DATA BLOCK —
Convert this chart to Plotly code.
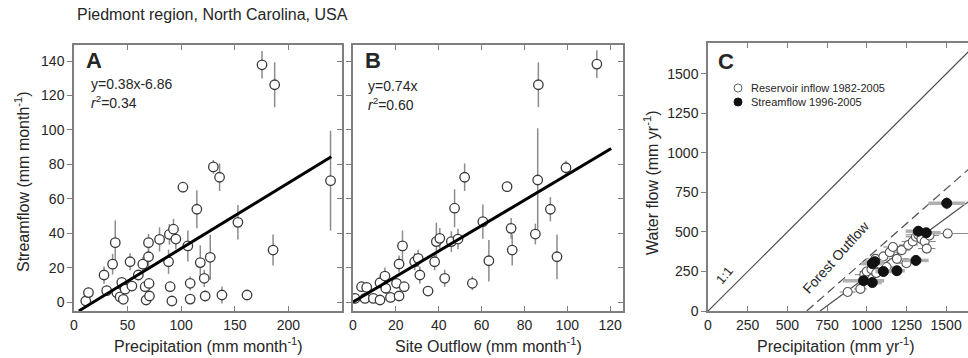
import plotly.graph_objects as go

W, H = 968, 358
FONT = "Liberation Sans, Arial, sans-serif"
TXT = "#262626"
AX = "#7f7f7f"

# ---------------- Panel A: precipitation vs streamflow (monthly) ----------------
a_precip = [11, 13.5, 28, 30.5, 36, 38.5, 40, 43, 44.6, 46, 47.7, 52.3, 54, 60, 64.2,
            66.4, 67.3, 69.5, 69.5, 70, 70.4, 79.8, 88.2, 89, 89.7, 91.3, 92.8, 95,
            101.6, 106.2, 108.4, 108.4, 114.6, 117.8, 121.5, 122.4, 127.1, 130, 135.8,
            138, 152.9, 161.4, 175.4, 185.7, 187.2, 239.3]
a_flow = [0.6, 5.5, 15.7, 6.6, 22, 34.5, 5.4, 3, 11.4, 1.6, 7.5, 23.4, 9.3, 15.7, 22,
          8.9, 1.2, 26.3, 34.5, 10.8, 3.5, 36.4, 23.4, 39.3, 8.9, 0.6, 42.3, 36.6,
          66.7, 32.6, 10.9, 1.7, 53.9, 22.9, 13.8, 3.5, 26, 78.5, 72.5,
          4.1, 46.3, 4.1, 137.8, 30.2, 126.2, 70.5]
a_err = [2, 3, 5, 3, 6, 13, 3, 2, 3, 2, 3, 5, 3, 3, 4,
         3, 2, 6, 5, 3, 2, 7, 7, 6, 3, 2, 6, 6,
         3, 9, 4, 2, 11, 10, 5, 3, 13, 4, 8,
         5, 10, 2, 8, 9, 13, 29]
a_slope, a_icpt = 0.38, -6.86
a_fit_x = [4.5, 240]

# ---------------- Panel B: site outflow vs streamflow ----------------
b_outflow = [0.9, 4, 5.6, 6.4, 9.5, 12.6, 12.6, 14.9, 15.3, 17.5, 20.3, 21.5, 21.5, 23.1,
             23.9, 28.8, 30.4, 31.2, 35, 38.1, 38.9, 40.5, 42.8, 45.9, 47.4, 49, 52.1,
             55.7, 60.6, 63.4, 71.9, 73.8, 74.3, 85.1, 86.2, 92.1, 95.2, 99.4, 86.5, 113.8]
b_flow = [2.1, 8.9, 2.1, 8.5, 2.1, 1.2, 11.2, 15.1, 8, 2.7, 10.9, 22.1, 3.5, 32.6,
          8.9, 23.4, 25.4, 15.7, 6.4, 23.4, 35.1, 37, 13.8, 35.1, 54.5, 36.6, 72.5,
          10.9, 46.7, 24, 67, 42.8, 30.2, 39.5, 70.9, 53.9, 26.3, 78, 126.2, 138.2]
b_err = [2, 3, 2, 3, 2, 2, 3, 5, 3, 3, 3, 5, 2, 9,
         3, 5, 5, 5, 2, 5, 11, 6, 5, 6, 11, 6, 8,
         4, 10, 12, 3, 6, 9, 6, 30, 7, 13, 4, 13, 8]
b_slope = 0.74
b_fit_x = [0, 120.5]

# ---------------- Panel C: annual precipitation vs water flow ----------------
res_precip = [880, 960, 985, 1000, 1030, 1055, 1080, 1105, 1125, 1145, 1165, 1190,
              1220, 1250, 1262, 1290, 1310, 1325, 1345, 1365, 1378, 1395, 1510, 1060]
res_flow = [120, 140, 230, 250, 265, 330, 300, 345, 278, 372, 405, 330,
            385, 302, 418, 440, 470, 482, 455, 440, 395, 478, 490, 240]
res_xerr = [50, 40, 60, 45, 55, 60, 50, 70, 50, 55, 60, 50,
            55, 50, 60, 70, 65, 80, 60, 70, 55, 60, 140, 45]

str_precip = [1504, 1325, 1375, 1310, 1035, 1050, 1105, 1190, 980, 1035]
str_flow = [682, 505, 495, 320, 300, 312, 250, 255, 192, 180]
str_xerr = [115, 80, 90, 80, 70, 60, 50, 50, 130, 60]
str_yerr = [40, 35, 30, 25, 30, 25, 20, 20, 20, 20]

one_to_one_x = [0, 1700]
outflow_et, outflow_slope = 622, 0.88      # dashed "Forest Outflow" line
flow_et, flow_slope = 706, 0.74            # solid line (0.74 x forest outflow)
line_xmax = 1700

fig = go.Figure()

circ = dict(symbol="circle", size=9.5, color="white", line=dict(color="#3a3a3a", width=1.3))
errstyle = dict(type="data", symmetric=True, color="#8c8c8c", thickness=1.5, width=0)

# Panel A
fig.add_trace(go.Scatter(x=a_precip, y=a_flow, mode="markers", marker=circ,
                         error_y=dict(array=a_err, **errstyle), xaxis="x", yaxis="y",
                         showlegend=False))
fig.add_trace(go.Scatter(x=a_fit_x, y=[a_slope * v + a_icpt for v in a_fit_x], mode="lines",
                         line=dict(color="black", width=3), xaxis="x", yaxis="y",
                         showlegend=False))
# Panel B
fig.add_trace(go.Scatter(x=b_outflow, y=b_flow, mode="markers", marker=circ,
                         error_y=dict(array=b_err, **errstyle), xaxis="x2", yaxis="y2",
                         showlegend=False))
fig.add_trace(go.Scatter(x=b_fit_x, y=[b_slope * v for v in b_fit_x], mode="lines",
                         line=dict(color="black", width=3), xaxis="x2", yaxis="y2",
                         showlegend=False))
# Panel C lines
fig.add_trace(go.Scatter(x=one_to_one_x, y=one_to_one_x, mode="lines",
                         line=dict(color="#4d4d4d", width=1.2), xaxis="x3", yaxis="y3",
                         showlegend=False))
fig.add_trace(go.Scatter(x=[outflow_et, line_xmax],
                         y=[0, outflow_slope * (line_xmax - outflow_et)], mode="lines",
                         line=dict(color="#4d4d4d", width=1.2, dash="9px,5px"),
                         xaxis="x3", yaxis="y3", showlegend=False))
fig.add_trace(go.Scatter(x=[flow_et, line_xmax],
                         y=[0, flow_slope * (line_xmax - flow_et)], mode="lines",
                         line=dict(color="#4d4d4d", width=1.2), xaxis="x3", yaxis="y3",
                         showlegend=False))
# Panel C points
fig.add_trace(go.Scatter(x=res_precip, y=res_flow, mode="markers",
                         marker=dict(symbol="circle", size=9, color="white",
                                     line=dict(color="#555555", width=1.1)),
                         error_x=dict(array=res_xerr, type="data", color="#8c8c8c",
                                      thickness=1.1, width=0),
                         xaxis="x3", yaxis="y3", showlegend=False))
fig.add_trace(go.Scatter(x=str_precip, y=str_flow, mode="markers",
                         marker=dict(symbol="circle", size=10, color="#111111",
                                     line=dict(color="#111111", width=1)),
                         error_x=dict(array=str_xerr, type="data", color="#b0b0b0",
                                      thickness=3.5, width=0),
                         error_y=dict(array=str_yerr, type="data", color="#9a9a9a",
                                      thickness=1.2, width=0),
                         xaxis="x3", yaxis="y3", showlegend=False))
# invisible traces for right-side tick axes
fig.add_trace(go.Scatter(x=[], y=[], xaxis="x", yaxis="y4", showlegend=False))
fig.add_trace(go.Scatter(x=[], y=[], xaxis="x2", yaxis="y5", showlegend=False))

yb, yt = (H - 311) / H, (H - 45) / H
ytC = (H - 43) / H
tickfont = dict(family=FONT, size=14, color=TXT)

def xax(domain, rng, vals, anchor):
    return dict(domain=domain, range=rng, tickvals=vals, ticks="inside", ticklen=5,
                tickcolor=AX, showline=True, linecolor=AX, linewidth=1.5,
                mirror="ticks", showgrid=False, zeroline=False, tickfont=tickfont,
                anchor=anchor, automargin=False)

def yax(domain, rng, vals, anchor, labels=True, mirror=True):
    return dict(domain=domain, range=rng, tickvals=vals, ticks="outside", ticklen=5,
                tickcolor=AX, showline=True, linecolor=AX, linewidth=1.5,
                mirror=mirror, showgrid=False, zeroline=False, tickfont=tickfont,
                showticklabels=labels, anchor=anchor, automargin=False)

a_xd = [74 / W, 342 / W]
b_xd = [353 / W, 623 / W]
c_xd = [708 / W, 1.0]
yr = [-5.2, 149.3]
yvals = [0, 20, 40, 60, 80, 100, 120, 140]

fig.update_layout(
    width=W, height=H, margin=dict(l=0, r=0, t=0, b=0),
    paper_bgcolor="white", plot_bgcolor="white",
    font=dict(family=FONT, color=TXT),
    xaxis=xax(a_xd, [0, 250], [0, 50, 100, 150, 200], "y"),
    yaxis=yax([yb, yt], yr, yvals, "x"),
    xaxis2=xax(b_xd, [0, 126], [0, 20, 40, 60, 80, 100, 120], "y2"),
    yaxis2=yax([yb, yt], yr, yvals, "x2", labels=False),
    xaxis3=dict(xax(c_xd, [0, 1638], [0, 250, 500, 750, 1000, 1250, 1500], "y3")),
    yaxis3=yax([yb, ytC], [0, 1696], [0, 250, 500, 750, 1000, 1250, 1500], "x3",
               mirror=False),
    yaxis4=dict(overlaying="y", side="right", anchor="x", range=yr, tickvals=yvals,
                ticks="inside", ticklen=5, tickcolor=AX, showticklabels=False,
                showline=False, showgrid=False, zeroline=False),
    yaxis5=dict(overlaying="y2", side="right", anchor="x2", range=yr, tickvals=yvals,
                ticks="inside", ticklen=5, tickcolor=AX, showticklabels=False,
                showline=False, showgrid=False, zeroline=False),
)

def ann(text, x, y, size=14, xanchor="center", yanchor="middle", angle=0, bold=False):
    if bold:
        text = "<b>" + text + "</b>"
    fig.add_annotation(text=text, x=x, y=y, xref="paper", yref="paper", showarrow=False,
                       xanchor=xanchor, yanchor=yanchor, textangle=angle,
                       font=dict(family=FONT, size=size, color=TXT))

# title
ann("Piedmont region, North Carolina, USA", 75 / W, 1 - 14 / H, size=16, xanchor="left")
# axis titles
ann("Streamflow (mm month<sup>-1</sup>)", 22 / W, 1 - 182 / H, size=16, angle=-90)
ann("Precipitation (mm month<sup>-1</sup>)", 208 / W, 1 - 345 / H, size=16)
ann("Site Outflow (mm month<sup>-1</sup>)", 488 / W, 1 - 345 / H, size=16)
ann("Precipitation (mm yr<sup>-1</sup>)", 836 / W, 1 - 345 / H, size=16)
ann("Water flow (mm yr<sup>-1</sup>)", 651 / W, 1 - 183 / H, size=16, angle=-90)
# panel letters
ann("A", 84 / W, 1 - 61 / H, size=22, xanchor="left", bold=True)
ann("B", 363 / W, 1 - 61 / H, size=22, xanchor="left", bold=True)
ann("C", 716 / W, 1 - 62 / H, size=22, xanchor="left", bold=True)
# equations
ann("y=0.38x-6.86", 89 / W, 1 - 84 / H, size=14, xanchor="left")
ann("<i>r</i><sup>2</sup>=0.34", 89 / W, 1 - 102 / H, size=14, xanchor="left")
ann("y=0.74x", 366 / W, 1 - 86 / H, size=14, xanchor="left")
ann("<i>r</i><sup>2</sup>=0.60", 366 / W, 1 - 104 / H, size=14, xanchor="left")
# panel C line labels
ann("1:1", 724 / W, 1 - 275 / H, size=13, angle=-50)
ann("Forest Outflow", 836 / W, 1 - 257 / H, size=14, angle=-48)
# panel C legend (manual)
ann("Reservoir inflow 1982-2005", 749 / W, 1 - 88 / H, size=11, xanchor="left")
ann("Streamflow 1996-2005", 749 / W, 1 - 102 / H, size=11, xanchor="left")
fig.add_shape(type="circle", xref="paper", yref="paper", xsizemode="pixel",
              ysizemode="pixel", xanchor=738 / W, yanchor=1 - 88 / H,
              x0=-4, x1=4, y0=-4, y1=4, line=dict(color="#666666", width=1),
              fillcolor="white")
fig.add_shape(type="circle", xref="paper", yref="paper", xsizemode="pixel",
              ysizemode="pixel", xanchor=738 / W, yanchor=1 - 102 / H,
              x0=-4, x1=4, y0=-4, y1=4, line=dict(color="#111111", width=1),
              fillcolor="#111111")

fig.write_html("out.html")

INSTRUCTIONS FOR THE TASK —
Pictures are excluded: retype only the lines from the beginning of the listing above through the line with "a_fit_x = [4.5, 240]", both included.

EXERCISE RESULT —
Convert this chart to Plotly code.
import plotly.graph_objects as go

W, H = 968, 358
FONT = "Liberation Sans, Arial, sans-serif"
TXT = "#262626"
AX = "#7f7f7f"

# ---------------- Panel A: precipitation vs streamflow (monthly) ----------------
a_precip = [11, 13.5, 28, 30.5, 36, 38.5, 40, 43, 44.6, 46, 47.7, 52.3, 54, 60, 64.2,
            66.4, 67.3, 69.5, 69.5, 70, 70.4, 79.8, 88.2, 89, 89.7, 91.3, 92.8, 95,
            101.6, 106.2, 108.4, 108.4, 114.6, 117.8, 121.5, 122.4, 127.1, 130, 135.8,
            138, 152.9, 161.4, 175.4, 185.7, 187.2, 239.3]
a_flow = [0.6, 5.5, 15.7, 6.6, 22, 34.5, 5.4, 3, 11.4, 1.6, 7.5, 23.4, 9.3, 15.7, 22,
          8.9, 1.2, 26.3, 34.5, 10.8, 3.5, 36.4, 23.4, 39.3, 8.9, 0.6, 42.3, 36.6,
          66.7, 32.6, 10.9, 1.7, 53.9, 22.9, 13.8, 3.5, 26, 78.5, 72.5,
          4.1, 46.3, 4.1, 137.8, 30.2, 126.2, 70.5]
a_err = [2, 3, 5, 3, 6, 13, 3, 2, 3, 2, 3, 5, 3, 3, 4,
         3, 2, 6, 5, 3, 2, 7, 7, 6, 3, 2, 6, 6,
         3, 9, 4, 2, 11, 10, 5, 3, 13, 4, 8,
         5, 10, 2, 8, 9, 13, 29]
a_slope, a_icpt = 0.38, -6.86
a_fit_x = [4.5, 240]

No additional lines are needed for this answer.